A white rose was placed in Ms Cox's usual place on the Labour benches.

Several of her Labour colleagues, including Heidi Alexander, Stephen Kinnock and Carolyn Harris, were in tears before Mr Bercow began the tributes.

In total silence, Labour leader Jeremy Corbyn was called to speak.

He said: "Last Thursday, Jo Cox was doing what all of us do, representing and serving the people who elected her. We have lost one of our own and our society has lost one of our very best."

Ms Cox's husband, two young children and family were present, seated in the public gallery.
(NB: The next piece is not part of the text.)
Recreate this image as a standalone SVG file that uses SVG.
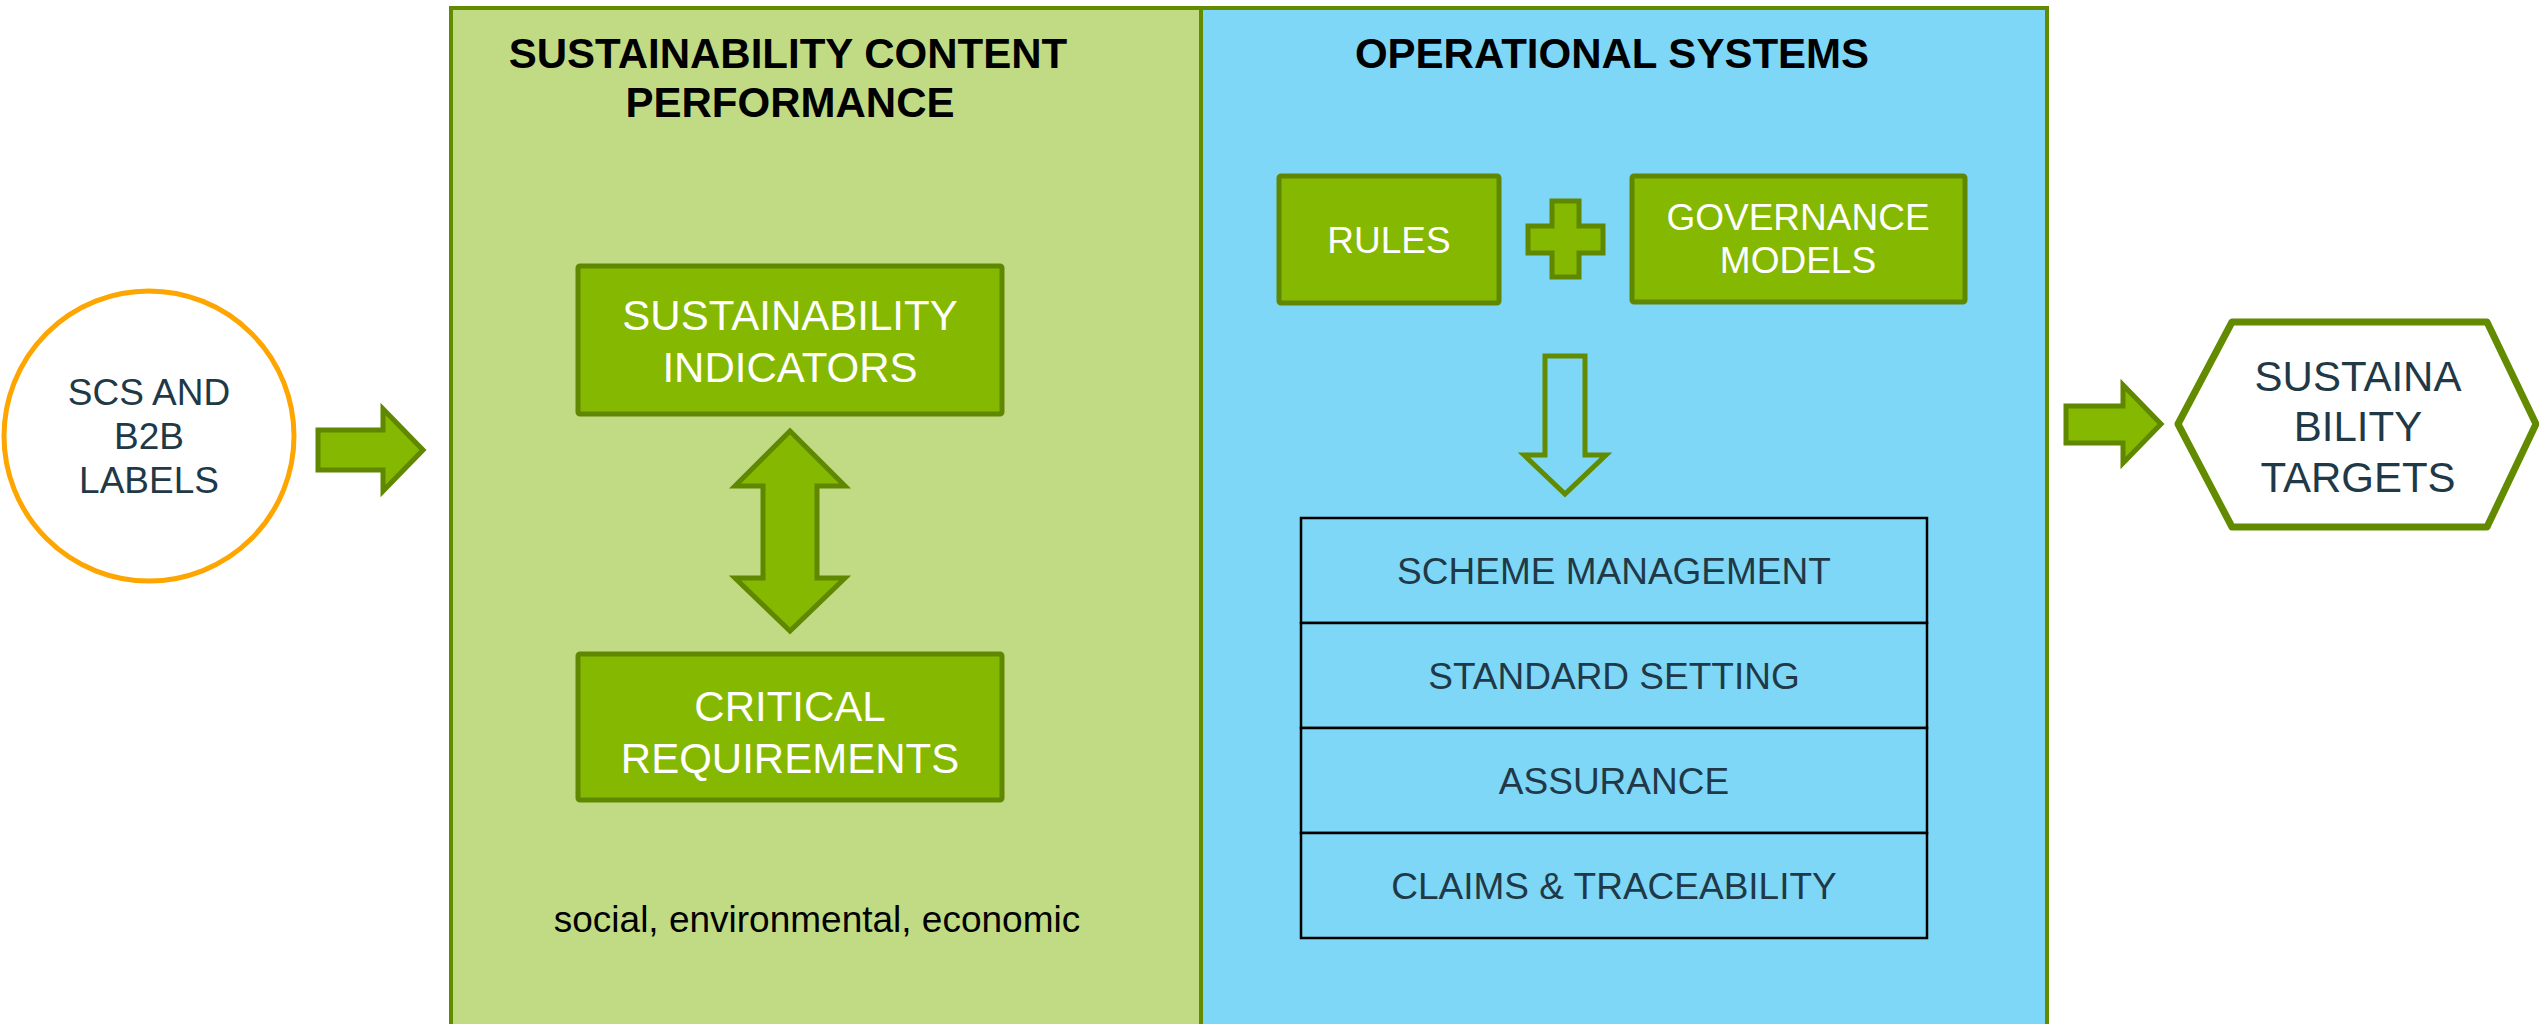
<svg xmlns="http://www.w3.org/2000/svg" width="2539" height="1024" viewBox="0 0 2539 1024">
<style>
.panel{stroke:#628B00;stroke-width:4}
.gbox{fill:#85B800;stroke:#5F8700;stroke-width:5}
.arrow{fill:#85B800;stroke:#5F8700;stroke-width:5;stroke-linejoin:miter}
.title{font-family:"Liberation Sans",Arial,sans-serif;font-weight:bold;font-size:42px;fill:#000;text-anchor:middle}
.wt{font-family:"Liberation Sans",Arial,sans-serif;fill:#fff;text-anchor:middle}
.dt{font-family:"Liberation Sans",Arial,sans-serif;fill:#1F3947;text-anchor:middle}
.row{fill:#7FD7F7;stroke:#000;stroke-width:2.5}
</style>
<rect width="2539" height="1024" fill="#fff"/>
<g id="panel-content">
<rect class="panel" x="451" y="8" width="750" height="1030" fill="#C1DB85"/>
<text class="title" x="788" y="68">SUSTAINABILITY CONTENT</text>
<text class="title" x="790" y="117">PERFORMANCE</text>
<text x="817" y="932" font-family="Liberation Sans, Arial, sans-serif" font-size="37" fill="#000" text-anchor="middle">social, environmental, economic</text>
</g>
<g id="panel-operational">
<rect class="panel" x="1201" y="8" width="846" height="1030" fill="#7FD7F7"/>
<text class="title" x="1612" y="68">OPERATIONAL SYSTEMS</text>
</g>
<g id="node-scs">
<circle cx="149" cy="436" r="145" fill="#fff" stroke="#FFA500" stroke-width="5"/>
<text class="dt" font-size="37" x="149" y="405">SCS AND</text>
<text class="dt" font-size="37" x="149" y="449">B2B</text>
<text class="dt" font-size="37" x="149" y="493">LABELS</text>
</g>
<g id="node-indicators">
<rect class="gbox" x="578" y="266" width="424" height="148" rx="2"/>
<text class="wt" font-size="42" x="790" y="330">SUSTAINABILITY</text>
<text class="wt" font-size="42" x="790" y="382">INDICATORS</text>
</g>
<g id="node-critical">
<rect class="gbox" x="578" y="654" width="424" height="146" rx="2"/>
<text class="wt" font-size="42" x="790" y="721">CRITICAL</text>
<text class="wt" font-size="42" x="790" y="773">REQUIREMENTS</text>
</g>
<g id="node-rules">
<rect class="gbox" x="1279" y="176" width="220" height="127" rx="2"/>
<text class="wt" font-size="37" x="1389" y="253">RULES</text>
</g>
<g id="node-plus">
<path class="arrow" d="M1552,201 H1579 V226 H1603 V253 H1579 V277 H1552 V253 H1528 V226 H1552 Z"/>
</g>
<g id="node-governance">
<rect class="gbox" x="1632" y="176" width="333" height="126" rx="2"/>
<text class="wt" font-size="37" x="1798" y="230">GOVERNANCE</text>
<text class="wt" font-size="37" x="1798" y="273">MODELS</text>
</g>
<g id="node-table">
<rect class="row" x="1301" y="518" width="626" height="105"/>
<rect class="row" x="1301" y="623" width="626" height="105"/>
<rect class="row" x="1301" y="728" width="626" height="105"/>
<rect class="row" x="1301" y="833" width="626" height="105"/>
<text class="dt" font-size="37" x="1614" y="584">SCHEME MANAGEMENT</text>
<text class="dt" font-size="37" x="1614" y="689">STANDARD SETTING</text>
<text class="dt" font-size="37" x="1614" y="794">ASSURANCE</text>
<text class="dt" font-size="37" x="1614" y="899">CLAIMS &amp; TRACEABILITY</text>
</g>
<g id="node-targets">
<polygon points="2178,424 2232,322 2487,322 2536,424 2487,527 2232,527" fill="#fff" stroke="#628B00" stroke-width="7" stroke-linejoin="round"/>
<text class="dt" font-size="42" x="2358" y="391">SUSTAINA</text>
<text class="dt" font-size="42" x="2358" y="441">BILITY</text>
<text class="dt" font-size="42" x="2358" y="492">TARGETS</text>
</g>
<g id="connectors">
<path class="arrow" d="M318,430 H383 V409 L423,450 L383,491 V470 H318 Z"/>
<path class="arrow" d="M790,431 L845,486 H817 V578 H845 L790,631 L735,578 H763 V486 H735 Z"/>
<path d="M1545,356 H1585 V455 H1606 L1565,494 L1524,455 H1545 Z" fill="none" stroke="#628B00" stroke-width="5"/>
<path class="arrow" d="M2066,406 H2123 V385 L2161,424 L2123,463 V443 H2066 Z"/>
</g>
</svg>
As MPs, all wearing the white rose of Ms Cox's native Yorkshire, wiped away tears, Prime Minister David Cameron spoke of the sadness the country felt at the killing of the "loving, determined, passionate and progressive politician".

He said: "We are here today to remember an extraordinary colleague and friend. Jo Cox was a voice of compassion whose irrepressible spirit and boundless energy lit up the lives of all who knew her, and saved the lives of many she never, ever met."